Futebol e a desgraça nacional
A Copa do Mundo vai acelerar a falsificação da realidade nacional. Nenhum esporte serviu tanto a este propósito quanto a tropelia atrás da bola. O comércio de milhões jamais atenuou a falta de hospitais. Tampouco se comove com algo que seja real dentro da sociedade por mais de dois minutos. Na verdade o esporte em geral, excetuando o nada celebrado xadrez, cumpre o papel de apresentar aos incautos uma sociedade sadia, eternamente jovem, sem nenhum problema coletivo. Falamos de poluição, todavia perdoamos as horas initerruptas de poluição dos grandes prêmios automobilísticos. Os esportes servem para o esquecimento da tragédia real da vida brasileira. Os jogadores são heróis que livram a terra onde pisam de suas mazelas mais profundas. Para tanto ganham fortunas defendendo este papel de ascenção que passa da escravidão ao heroísmo.
Estamos gastando fortunas incalculáveis para que aconteça o delírio das massas pobres maquiadas com a famosa e desgastada “Copa do Mundo”. Evento onde todos correm apressadamente para garantir obras gitgantescas em tempo recorde. Neles se reunirão populações inteiras de privilegiados que poderão vir de todas as partes do planeta para o grande ritual de congregação monoteísta. Enquanto isso falta leito nos hospitais e até hospitais. Falta formação educacional e recursos para a educação, moradia e emprego decente.
Há pouco tempo ter este ponto de vista era uma condenação, coisa de comunista. Mas se tem algo que comunista tem razão é essa luta contra tamanha disparidade. Nós brasileiros vamos ficar ricos após a festividade com esse orçamento captado pelo turismo? O dinheiro arrecadado servirá para pagar as contas astronômicas que sobraram do evento com o cândido nome de endividamento dos estados? Serão criados hospitais modelos e direito a tratamento digno?
O noticiário tem que se aliar ao lucro e vai motivar a compulsão da alegria a todo o custo. Terá um grande cuidado para que o dono da festa ganhe bem para representar a ascenção desse grande momento da nação.
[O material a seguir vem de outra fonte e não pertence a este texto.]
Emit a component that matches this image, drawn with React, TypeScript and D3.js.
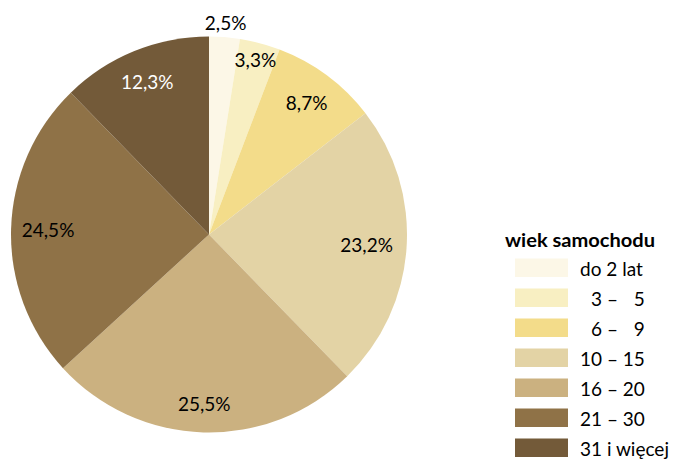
import React from "react";
import * as d3 from "d3";

const categories = ["do 2 lat", "\u20073 – \u20075", "\u20076 – \u20079", "10 – 15", "16 – 20", "21 – 30", "31 i więcej"];
const values = [2.5, 3.3, 8.7, 23.2, 25.5, 24.5, 12.3];
const valueLabels = ["2,5%", "3,3%", "8,7%", "23,2%", "25,5%", "24,5%", "12,3%"];
const colors = ["#FCF7E7", "#F8EFC2", "#F3DC8A", "#E3D3A5", "#CBB180", "#8F7247", "#735A39"];
const labelColors = ["#000", "#000", "#000", "#000", "#000", "#000", "#fff"];
const labelRadii = [212, 180, 164, 158, 170, 161, 164];
const legendTitle = "wiek samochodu";

const W = 674;
const H = 460;
const cx = 209;
const cy = 234.5;
const R = 198;
const FONT = "Lato, Carlito, Calibri, 'Open Sans', sans-serif";

export default function App() {
  const pie = d3.pie<number>().sort(null).value((d) => d)(values);
  const arc = d3.arc<d3.PieArcDatum<number>>().innerRadius(0).outerRadius(R);
  const legendY = d3.scaleLinear().domain([0, 1]).range([258.5, 288.5]);

  return (
    <svg
      width={W}
      height={H}
      style={{ position: "absolute", left: 0, top: 0, background: "#fff" }}
      fontFamily={FONT}
    >
      <g transform={`translate(${cx},${cy})`}>
        {pie.map((p, i) => (
          <path key={i} d={arc(p) || ""} fill={colors[i]} />
        ))}
        {pie.map((p, i) => {
          const a = (p.startAngle + p.endAngle) / 2;
          const r = labelRadii[i];
          return (
            <text
              key={"l" + i}
              x={Math.sin(a) * r}
              y={-Math.cos(a) * r}
              dy="0.36em"
              textAnchor="middle"
              fontSize={19}
              fill={labelColors[i]}
            >
              {valueLabels[i]}
            </text>
          );
        })}
      </g>
      <text x={505} y={247} fontSize={18.5} fontWeight="bold" fill="#000" textLength={150} lengthAdjust="spacingAndGlyphs">
        {legendTitle}
      </text>
      {categories.map((c, i) => (
        <g key={"lg" + i}>
          <rect x={515} y={legendY(i)} width={53} height={18.5} fill={colors[i]} />
          <text x={580} y={legendY(i) + 17} fontSize={19} fill="#000" style={{ whiteSpace: "pre" }}>
            {c}
          </text>
        </g>
      ))}
    </svg>
  );
}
Nação que triunfa pateticamente na riqueza em meio a infernal pobreza estandartizada como drogadita marginal antes de miserável na ordem dos fatores de prestígio.
Gostava muito de futebol quando era criança. Futebo é bonito para crianças. Foi o esquema tático quem destruiu a capacidade criativa dos jogadores e a minha ilusão de coisa. Antigamente jogavam com grande rapidez e agilidade de raciocínio. Hoje passam a bola com cuidado de quem analisa um boleto bancário. Na hora dos pênaltis se livram da bola chutando a redondinha na direção dos satélites.
Depois de ganhar suadamente o troféu é ainda preciso esquecer que a taça de ouro e o louro ficam melhores numa grande feijoada derretida. É melhor fundir a taça para que ela fique longe das bajulações de estilo. Como sempre toda colossal arrecadação trata logo de sumir. Positivismo à parte: danem-se os enfermos.